See, one of the biggest reasons I got another Wii is because I wanted to play online with you guys again. Monster Hunter Tri, in particular, gave me nearly 100 hours of pure enjoyment, and I never even made it passed level 15 online. I had a long way to go, and I was exceedingly excited to finally be able to pick the game up again right where I left off and enjoy all of the great things I’ve accumulated.

So, I turned on my broken Wii, inserted an SD card, and prepared to get all of my great save data back. It’s not the smoothest or fastest process on the planet, but hey, it’ll do for now. It wasn’t until I tried to transfer my data for Goldeneye that I was a little thrown off. Both the “Copy” and “Move” functions were greyed out, and I began to suspect something was wrong with my SD card. I removed it, put it back in, checked to see that it showed up, and then went back to the save data transfer screen. Still nothing. Goldeneye wouldn’t transfer.

I tried Mario Galaxy and it worked.

I tried Resident Evil 4 and it worked.

But Goldeneye? Nope. Not gonna happen. So I gave up on it and decided to get to the cream of the crop: Monster Hunter Tri. All 80 hours of my great progress with friends would soon be mine, and I could get right back to beating the daylights out of giant dragons with them! But of course, you can guess where this is going. It wouldn’t transfer either. I was, needless to say, upset.

After a bit of Googling and some detective work, I discovered a rather inexcusable feature of the Wii: You can’t transfer save data if the game you want to play has Wifi capabilities. No The Conduit, no Monster Hunter, no Goldeneye, no Mario Kart; nothing. None of those games will allow their save data to be moved, and I find that troubling. Why? Because I didn’t break my Wii. Nintendo broke my Wii.

It would be one thing if they said “Hey, you have to keep all of the save data on one console, but that’s okay because you’ll never need to transfer it anyway!”. I would get that. I could just keep playing on the Wii that I first played on, and things would be peachy and we’d move on.

That’s not how it is though. It never is.

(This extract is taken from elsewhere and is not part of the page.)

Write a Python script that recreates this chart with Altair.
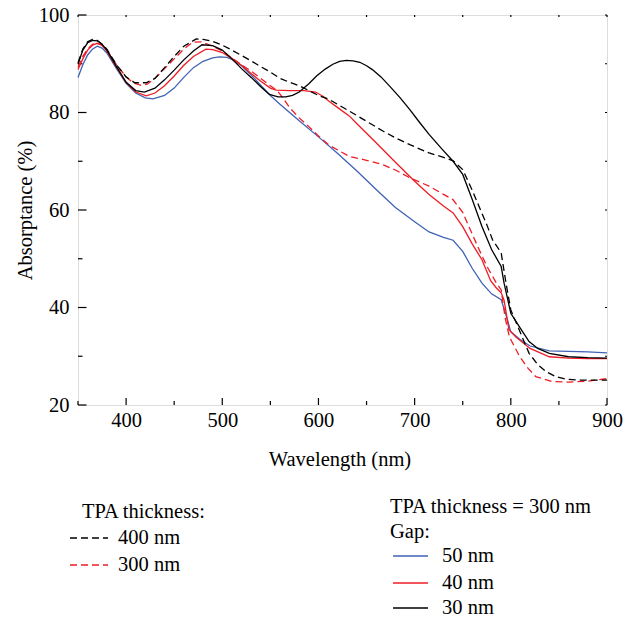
import altair as alt
import pandas as pd

# ---------------- data ----------------
w_400 = [350, 355, 360, 365, 370, 375, 380, 390, 400, 409, 421, 430, 440, 450, 460, 473, 480, 490, 500, 510,
         520, 530, 539, 550, 560, 570, 580, 590, 600, 611, 632, 650, 667, 680, 695, 715, 730, 740, 750, 760,
         767, 775, 781, 790, 795, 800, 810, 819, 828, 837, 847, 857, 870, 900]
a_400 = [90.2, 93, 94.5, 95, 94.8, 94, 93, 89.8, 87.3, 86.1, 86.1, 87, 89.2, 91.5, 93.6, 95.1, 95, 94.6, 93.8, 92.8,
         91.7, 90.6, 89.5, 88.3, 87, 86.2, 85.5, 84.5, 83.5, 82.7, 80.3, 78.2, 76.2, 74.8, 73.4, 71.7, 70.8, 70.1, 68.3, 64,
         60.7, 57, 53.9, 51.2, 45, 39.5, 34.8, 30.6, 28.3, 26.8, 25.8, 25.3, 25.1, 25.1]

w_300 = [350, 355, 360, 365, 370, 375, 380, 390, 400, 408, 415, 422, 430, 440, 450, 460, 469, 478, 490, 500,
         510, 520, 530, 540, 550, 557, 563, 570, 580, 590, 600, 611, 620, 632, 650, 667, 680, 695, 715, 730,
         740, 750, 760, 767, 775, 785, 790, 794, 798.5, 809, 818, 826, 843, 860, 880, 900]
a_300 = [89.3, 91.5, 93, 94, 94.2, 93.8, 92.8, 89.8, 87.3, 86, 85.6, 85.8, 87, 89, 91, 93, 94.4, 94.5, 93.6, 92.6,
         91.2, 89.8, 88.5, 87, 85.5, 84.5, 83, 81, 78.9, 77.1, 75.2, 73.3, 72.3, 71, 70.2, 69.3, 68.2, 66.6, 64.9, 63.2,
         62.1, 59.5, 55, 51.9, 48.5, 45, 43.6, 38, 34, 30, 27.5, 25.8, 24.8, 24.7, 24.9, 25.4]

w_g50 = [350, 355, 360, 365, 370, 375, 380, 390, 400, 410, 420, 428, 440, 450, 460, 470, 480, 490, 497, 505,
         510, 520, 530, 540, 550, 560, 580, 600, 620, 640, 660, 680, 700, 715, 730, 740, 750, 760, 770, 780,
         790, 795, 800, 810, 820, 840, 860, 880, 900]
a_g50 = [87.2, 89.8, 91.8, 93, 93.6, 93.2, 92.2, 89, 86, 84, 83, 82.8, 83.5, 85, 87.2, 89.2, 90.5, 91.2, 91.4, 91.3,
         90.9, 89.6, 87.7, 85.6, 83.5, 81.7, 78.3, 75, 71.6, 68, 64.2, 60.5, 57.6, 55.5, 54.4, 53.8, 51.5, 48, 45, 42.8,
         41.6, 38.5, 35, 33.4, 32.1, 31.1, 31, 30.9, 30.7]

w_g40 = [350, 355, 360, 365, 370, 375, 380, 390, 400, 410, 421, 430, 440, 450, 460, 470, 483, 490, 500, 510,
         520, 530, 540, 550, 556, 570, 585, 597, 605, 611, 620, 632, 640, 660, 680, 700, 715, 730, 740, 750,
         760, 770, 779, 785, 790, 793, 798, 805, 820, 840, 860, 880, 900]
a_g40 = [88.8, 91, 92.8, 93.8, 94.2, 93.8, 92.6, 89.3, 86.2, 84.2, 83.4, 84, 85.5, 87.5, 89.7, 91.5, 93, 92.9, 92.3, 91.1,
         89.7, 88, 86.4, 85, 84.6, 84.5, 84.5, 84.2, 83.3, 82.3, 81, 79.3, 77.7, 73.8, 69.8, 65.9, 63.2, 60.8, 59.4, 56.6,
         53, 49.8, 45.5, 44, 43, 41.5, 35.5, 34, 31.6, 29.9, 29.6, 29.5, 29.5]

w_g30 = [350, 355, 360, 365, 370, 375, 380, 390, 400, 410, 419, 430, 440, 450, 460, 470, 479, 490, 500, 510,
         520, 530, 540, 549, 558, 566, 573, 580, 590, 598, 607, 615, 622, 629, 636, 643, 650, 656, 665, 674,
         685, 695, 705, 715, 728, 740, 750, 760, 770, 780, 790, 793, 800, 810, 819, 828, 840, 860, 880, 900]
a_g30 = [89.9, 92.8, 94.3, 94.8, 94.7, 94, 92.8, 89.4, 86.2, 84.5, 84.2, 85, 86.7, 88.7, 90.8, 92.6, 93.9, 93.7, 92.8, 91,
         89, 87.2, 85.3, 83.7, 83.2, 83.2, 83.5, 84.2, 85.9, 87.5, 88.9, 89.9, 90.5, 90.7, 90.6, 90.3, 89.6, 88.8, 87.3, 85.4,
         83, 80.6, 78, 75.5, 72.6, 70, 67.3, 62.1, 56.6, 51.9, 48.4, 45, 38.8, 35.7, 33, 31.6, 30.6, 29.9, 29.7, 29.6]

x_major = [400, 500, 600, 700, 800, 900]
x_minor = [350, 450, 550, 650, 750, 850]
y_major = [20, 40, 60, 80, 100]
y_minor = [30, 50, 70, 90]

tpa_title = "TPA thickness:"
tpa_labels = ["400 nm", "300 nm"]
gap_title = ["TPA thickness = 300 nm", "Gap:"]
gap_labels = ["50 nm", "40 nm", "30 nm"]

# ---------------- styling ----------------
W, H = 529, 390
FONT = "Liberation Serif"
FS = 20.5
BLUE = "#3f62b4"
RED = "#ee1c24"
BLACK = "#000000"
DASH = [7, 4]
LW = 1.3

xs = alt.Scale(domain=[350, 900], nice=False, zero=False)
ys = alt.Scale(domain=[20, 100], nice=False, zero=False)

XAX = alt.Axis(values=x_major, domain=False, ticks=False, grid=False, labelFont=FONT,
               labelFontSize=FS, labelColor="black", labelPadding=5, labelFlush=False,
               titleFont=FONT, titleFontSize=FS, titleFontWeight="normal", titleColor="black",
               titleX=W / 2 - 3, titleY=54, titleBaseline="middle")
YAX = alt.Axis(values=y_major, domain=False, ticks=False, grid=False, labelFont=FONT,
               labelFontSize=FS, labelColor="black", labelPadding=9, labelFlush=False,
               titleFont=FONT, titleFontSize=FS, titleFontWeight="normal", titleColor="black",
               titleX=-53, titleY=H / 2, titleBaseline="middle")
XT = "Wavelength (nm)"
YT = "Absorptance (%)"


def X(field):
    return alt.X(field, scale=xs, title=XT, axis=XAX)


def Y(field):
    return alt.Y(field, scale=ys, title=YT, axis=YAX)


def series(w, a, color, dash=None):
    df = pd.DataFrame({"w": w, "a": a})
    kw = dict(color=color, strokeWidth=LW)
    if dash:
        kw["strokeDash"] = dash
    return alt.Chart(df).mark_line(**kw).encode(x=X("w:Q"), y=Y("a:Q"))


def xticks(vals, length, top=False):
    df = pd.DataFrame({"w": vals})
    if top:
        y1, y2 = 0, length
    else:
        y1, y2 = H, H - length
    return alt.Chart(df).mark_rule(color="black", strokeWidth=1.2).encode(
        x=X("w:Q"), y=alt.value(y1), y2=alt.value(y2))


def yticks(vals, length, right=False):
    df = pd.DataFrame({"a": vals})
    if right:
        x1, x2 = W, W - length
    else:
        x1, x2 = 0, length
    return alt.Chart(df).mark_rule(color="black", strokeWidth=1.2).encode(
        y=Y("a:Q"), x=alt.value(x1), x2=alt.value(x2))


ticks = [xticks(x_major, 7), xticks(x_minor, 4), yticks(y_major, 8.5), yticks(y_minor, 4.5),
         xticks(x_major + x_minor, 2, top=True), yticks(y_major + y_minor, 2, right=True)]


def text(label, x, y):
    return alt.Chart(pd.DataFrame({"t": [label]})).mark_text(
        align="left", baseline="middle", font=FONT, fontSize=FS, color="black").encode(
        x=alt.value(x), y=alt.value(y), text="t:N")


def swatch(x1, x2, y, color, dash=None):
    kw = dict(color=color, strokeWidth=LW)
    if dash:
        kw["strokeDash"] = dash
    return alt.Chart(pd.DataFrame({"t": [0]})).mark_rule(**kw).encode(
        x=alt.value(x1), x2=alt.value(x2), y=alt.value(y))


legend = [
    text(tpa_title, 4, 497),
    swatch(-8, 30, 523, BLACK, DASH), text(tpa_labels[0], 40, 523),
    swatch(-8, 30, 550, RED, DASH), text(tpa_labels[1], 40, 550),
    text(gap_title[0], 312, 492),
    text(gap_title[1], 312, 517),
    swatch(315, 350, 541, BLUE), text(gap_labels[0], 364, 541),
    swatch(315, 350, 568, RED), text(gap_labels[1], 364, 568),
    swatch(315, 350, 593, BLACK), text(gap_labels[2], 364, 593),
]

lines = [
    series(w_g50, a_g50, BLUE),
    series(w_g40, a_g40, RED),
    series(w_300, a_300, RED, DASH),
    series(w_400, a_400, BLACK, DASH),
    series(w_g30, a_g30, BLACK),
]

chart = alt.layer(*ticks, *lines, *legend).properties(
    width=W, height=H,
    autosize=alt.AutoSizeParams(type="none"),
    padding={"left": 78, "top": 15, "right": 632 - 78 - W, "bottom": 622 - 15 - H},
).configure_view(stroke="black", strokeWidth=1.5).configure(background="white")

chart.save("out.html", embed_options={"renderer": "svg", "actions": False})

I bought, for $250, a console from Nintendo that I rightfully expected to work for at least 10 years as long as I didn’t throw it off a roof or run over it with a semi. My NES from 1989 still functions. My N64 from 1998 still works. The Gamecube I have is good to go whenever I want it. All of my Gameboys. Even my Nintendo DS that got thrown full force against a rock hard wall still functions as good as it ever has. Hell, even my Atari 2600 from the 1970s still functions almost as good as it did when we first bought it.

But not my Wii. I’ve hear of a few people’s Wiis breaking, and honestly, that is totally fine. I have no problem with a company saying “Hey look, this might only last four years. You’ll have to pick up another one then.” After all, you pay more for cable in a year than it costs to buy a Wii that’ll last probably more than five. But if they’re saying “This is only going to work for four years” (and they are saying that given that the warranty only lasts four years), they should also recognize that they need to make things easy on those of us who do have to buy a new one.

Let us re-download our digital games. Let us move our save data. Let us plug-n-play like things never even broke. It’s inexcusable to me that they’ve left out a feature that couldn’t have been very hard to fix, and now I have to go spend 100 more hours getting back to where I was not only in Monster Hunter, but in games like Goldeneye and Mario Kart.

Though, I probably just won’t play them again then. My loss, Nintendo.